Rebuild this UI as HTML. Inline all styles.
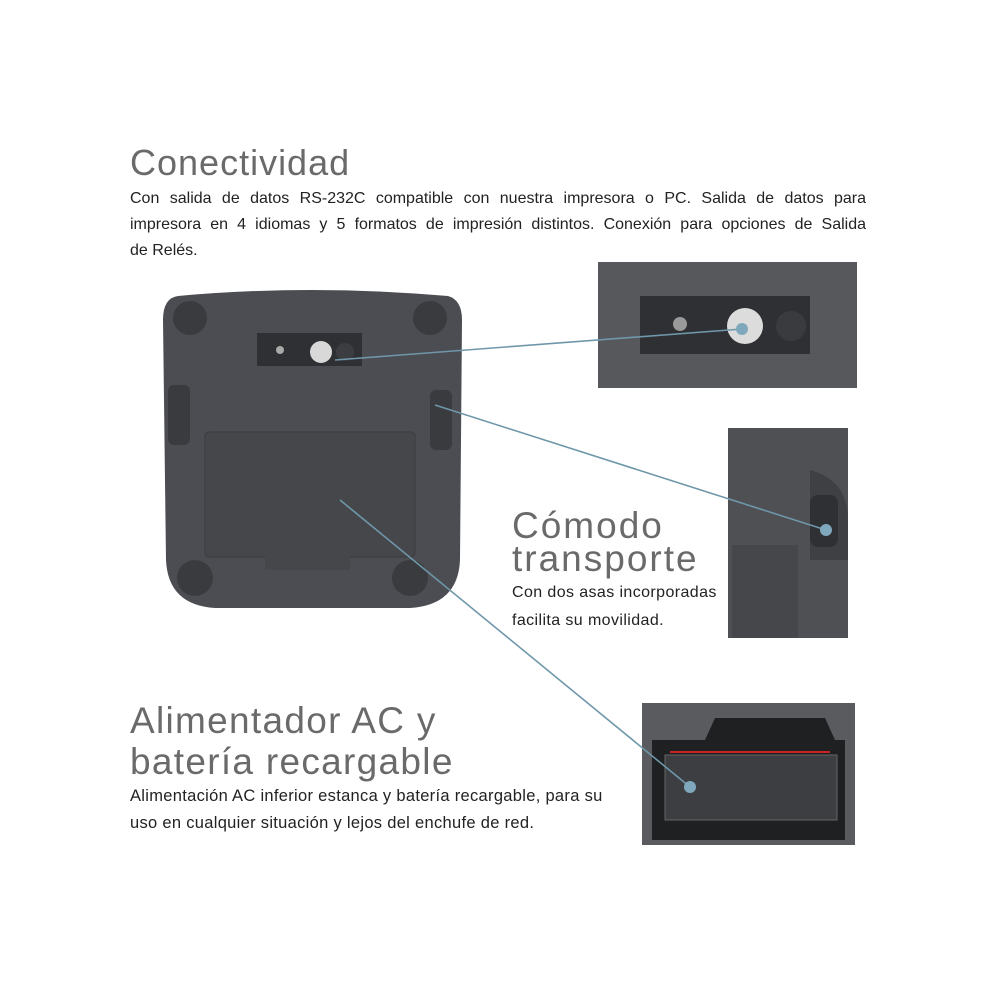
<!DOCTYPE html>
<html><head><meta charset="utf-8"><style>
body{margin:0;background:#fff;width:1000px;height:1000px;overflow:hidden;position:relative;font-family:"Liberation Sans",sans-serif}
.t{position:absolute;color:#6a6a6a;letter-spacing:1px}
.p{position:absolute;color:#222;font-size:16px;line-height:26px}
.j{text-align:justify;text-align-last:justify}
</style></head><body>
<div class="t" style="left:130px;top:142px;font-size:36px">Conectividad</div>
<div class="p" style="left:130px;top:186px;width:736px">
<div class="j">Con salida de datos RS-232C compatible con nuestra impresora o PC. Salida de datos para</div>
<div class="j">impresora en 4 idiomas y 5 formatos de impresión distintos. Conexión para opciones de Salida</div>
<div>de Relés.</div></div>
<div class="t" style="left:512px;top:509px;font-size:37px;line-height:33px;letter-spacing:2px">Cómodo<br>transporte</div>
<div class="p" style="left:512px;top:579px;font-size:16px;line-height:28px;letter-spacing:0.4px">Con dos asas incorporadas<br>facilita su movilidad.</div>
<div class="t" style="left:130px;top:700px;font-size:37px;line-height:41px;letter-spacing:1.3px">Alimentador AC y<br>batería recargable</div>
<div class="p" style="left:130px;top:783px;font-size:16.5px;line-height:27px;letter-spacing:0.3px">Alimentación AC inferior estanca y batería recargable, para su<br>uso en cualquier situación y lejos del enchufe de red.</div>
<svg width="1000" height="1000" style="position:absolute;left:0;top:0">
<path d="M178 296 Q310 284 448 296 Q462 300 462 320 L460 560 Q458 605 410 608 L215 608 Q168 605 166 560 L163 320 Q163 298 178 296Z" fill="#4b4d52"/>
<rect x="205" y="432" width="210" height="125" rx="4" fill="#45474b" stroke="#3a3b3e"/>
<rect x="265" y="545" width="85" height="25" fill="#45474b"/>
<rect x="257" y="333" width="105" height="33" fill="#2f3033"/>
<circle cx="321" cy="352" r="11" fill="#d8d8d8"/>
<circle cx="345" cy="352" r="9" fill="#3c3d40"/>
<circle cx="280" cy="350" r="4" fill="#aaa"/>
<rect x="168" y="385" width="22" height="60" rx="6" fill="#3a3b3e"/>
<rect x="430" y="390" width="22" height="60" rx="6" fill="#3a3b3e"/>
<circle cx="190" cy="318" r="17" fill="#3a3b3e"/><circle cx="430" cy="318" r="17" fill="#3a3b3e"/>
<circle cx="195" cy="578" r="18" fill="#3a3b3e"/><circle cx="410" cy="578" r="18" fill="#3a3b3e"/>
<rect x="598" y="262" width="259" height="126" fill="#56585c"/>
<rect x="640" y="296" width="170" height="58" fill="#2f3033"/>
<circle cx="745" cy="326" r="18" fill="#dcdcdc"/>
<circle cx="791" cy="326" r="15" fill="#3a3b3e"/>
<circle cx="680" cy="324" r="7" fill="#999"/>
<rect x="728" y="428" width="120" height="210" fill="#4e5054"/>
<path d="M810 470 Q848 480 848 520 L848 560 L810 560Z" fill="#3f4044"/>
<rect x="810" y="495" width="28" height="52" rx="8" fill="#2f3033"/>
<rect x="732" y="545" width="66" height="93" fill="#45474b"/>
<rect x="642" y="703" width="213" height="142" fill="#5a5b5e"/>
<path d="M652 740 L705 740 L715 718 L825 718 L835 740 L845 740 L845 840 L652 840Z" fill="#1f2022"/>
<rect x="665" y="755" width="172" height="65" fill="#3c3e42" stroke="#666"/>
<line x1="670" y1="752" x2="830" y2="752" stroke="#c22" stroke-width="2"/>
<g stroke="#6f97aa" stroke-width="1.6">
<line x1="335" y1="360" x2="742" y2="329"/>
<line x1="435" y1="405" x2="826" y2="530"/>
<line x1="340" y1="500" x2="690" y2="787"/>
</g>
<circle cx="742" cy="329" r="6" fill="#7fa8bc"/>
<circle cx="826" cy="530" r="6" fill="#7fa8bc"/>
<circle cx="690" cy="787" r="6" fill="#7fa8bc"/>
</svg>
</body></html>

···

# [Problem to work on]
Reproduce the whole listing word for word, setting aside any pictures.

# [Task result]
Rebuild this UI as HTML. Inline all styles.
<!DOCTYPE html>
<html><head><meta charset="utf-8"><style>
body{margin:0;background:#fff;width:1000px;height:1000px;overflow:hidden;position:relative;font-family:"Liberation Sans",sans-serif}
.t{position:absolute;color:#6a6a6a;letter-spacing:1px}
.p{position:absolute;color:#222;font-size:16px;line-height:26px}
.j{text-align:justify;text-align-last:justify}
</style></head><body>
<div class="t" style="left:130px;top:142px;font-size:36px">Conectividad</div>
<div class="p" style="left:130px;top:186px;width:736px">
<div class="j">Con salida de datos RS-232C compatible con nuestra impresora o PC. Salida de datos para</div>
<div class="j">impresora en 4 idiomas y 5 formatos de impresión distintos. Conexión para opciones de Salida</div>
<div>de Relés.</div></div>
<div class="t" style="left:512px;top:509px;font-size:37px;line-height:33px;letter-spacing:2px">Cómodo<br>transporte</div>
<div class="p" style="left:512px;top:579px;font-size:16px;line-height:28px;letter-spacing:0.4px">Con dos asas incorporadas<br>facilita su movilidad.</div>
<div class="t" style="left:130px;top:700px;font-size:37px;line-height:41px;letter-spacing:1.3px">Alimentador AC y<br>batería recargable</div>
<div class="p" style="left:130px;top:783px;font-size:16.5px;line-height:27px;letter-spacing:0.3px">Alimentación AC inferior estanca y batería recargable, para su<br>uso en cualquier situación y lejos del enchufe de red.</div>
<svg width="1000" height="1000" style="position:absolute;left:0;top:0">
<path d="M178 296 Q310 284 448 296 Q462 300 462 320 L460 560 Q458 605 410 608 L215 608 Q168 605 166 560 L163 320 Q163 298 178 296Z" fill="#4b4d52"/>
<rect x="205" y="432" width="210" height="125" rx="4" fill="#45474b" stroke="#3a3b3e"/>
<rect x="265" y="545" width="85" height="25" fill="#45474b"/>
<rect x="257" y="333" width="105" height="33" fill="#2f3033"/>
<circle cx="321" cy="352" r="11" fill="#d8d8d8"/>
<circle cx="345" cy="352" r="9" fill="#3c3d40"/>
<circle cx="280" cy="350" r="4" fill="#aaa"/>
<rect x="168" y="385" width="22" height="60" rx="6" fill="#3a3b3e"/>
<rect x="430" y="390" width="22" height="60" rx="6" fill="#3a3b3e"/>
<circle cx="190" cy="318" r="17" fill="#3a3b3e"/><circle cx="430" cy="318" r="17" fill="#3a3b3e"/>
<circle cx="195" cy="578" r="18" fill="#3a3b3e"/><circle cx="410" cy="578" r="18" fill="#3a3b3e"/>
<rect x="598" y="262" width="259" height="126" fill="#56585c"/>
<rect x="640" y="296" width="170" height="58" fill="#2f3033"/>
<circle cx="745" cy="326" r="18" fill="#dcdcdc"/>
<circle cx="791" cy="326" r="15" fill="#3a3b3e"/>
<circle cx="680" cy="324" r="7" fill="#999"/>
<rect x="728" y="428" width="120" height="210" fill="#4e5054"/>
<path d="M810 470 Q848 480 848 520 L848 560 L810 560Z" fill="#3f4044"/>
<rect x="810" y="495" width="28" height="52" rx="8" fill="#2f3033"/>
<rect x="732" y="545" width="66" height="93" fill="#45474b"/>
<rect x="642" y="703" width="213" height="142" fill="#5a5b5e"/>
<path d="M652 740 L705 740 L715 718 L825 718 L835 740 L845 740 L845 840 L652 840Z" fill="#1f2022"/>
<rect x="665" y="755" width="172" height="65" fill="#3c3e42" stroke="#666"/>
<line x1="670" y1="752" x2="830" y2="752" stroke="#c22" stroke-width="2"/>
<g stroke="#6f97aa" stroke-width="1.6">
<line x1="335" y1="360" x2="742" y2="329"/>
<line x1="435" y1="405" x2="826" y2="530"/>
<line x1="340" y1="500" x2="690" y2="787"/>
</g>
<circle cx="742" cy="329" r="6" fill="#7fa8bc"/>
<circle cx="826" cy="530" r="6" fill="#7fa8bc"/>
<circle cx="690" cy="787" r="6" fill="#7fa8bc"/>
</svg>
</body></html>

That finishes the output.